The CJI told Sharma that the plea listed at the top was mentioned for urgent listing recently.
”Because they had mentioned the matter that is why that has come up at the top,” the bench said.
Sharma told the court that the petition which was listed at the top was filed in 2022 while he had filed the plea in 2021.
”Whether your petition comes down or up, it does not matter because you are entitled to argue. We are hearing you,” the bench said.
Sharma contended who will be the lead petitioner in a matter — the petitioner who files the first petition or the one who files the last plea.
Senior advocate Gopal Sankaranarayanan, appearing for one of the petitioners, said public interest litigations (PIL) should not contain the name of the petitioner.

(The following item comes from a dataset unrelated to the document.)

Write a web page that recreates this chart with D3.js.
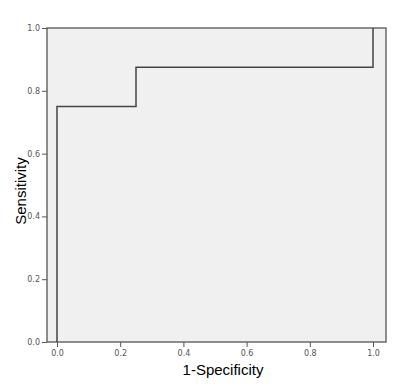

”In all PILs, I don’t think the name of the petitioner should at all be there,” he said, adding otherwise it becomes a competition to be the first one to file it.
The bench directed the apex court registry to verify the date of filing of the pleas and posted them for hearing on Tuesday.
Sankaranarayanan said this is how the main issue gets derailed.
At the outset, the bench wanted to know who was appearing for the Union of India in the matter.
Thereafter, Sharma raised the issue regarding the listing of his plea.
The pleas challenged the Central Vigilance Commission (Amendment) Act 2021 which provides for the extension of the term of ED’s director up to five years.
The apex court in its September 8 last year judgement on a petition of NGO ‘Common Cause’ had said that a reasonable period of extension can be granted to facilitate the completion of ongoing investigations only after reasons are recorded by the Committee constituted under Section 25 (a) of the Central Vigilance Commission Act.
Later in November 2021, the CVC (Amendment) Act came into force. The Centre on November 17, 2021, extended the tenure of Mishra by a year till November 18, 2022, days after the Centre brought ordinances to allow the ED and CBI directors to occupy the office for up to five years.
The apex court had also made it clear in its September 2021 judgement that no further extension can be given to Mishra.
The court had further stated that an extension of the tenure of the director should be for a short period.
”We do not intend to interfere with the extension of tenure of the second respondent (Mishra) in the instant case for the reason that his tenure is coming to an end in November 2021…,” the court had said ”We make it clear that no further extension shall be granted to the second respondent,” it had said.
Mishra is a 1984-batch Indian Revenue Service (IRS) officer of the Income Tax (IT) Department cadre. The verdict had come on a plea filed by the NGO challenging retrospective change in the 2018 appointment order of Mishra as director of the ED.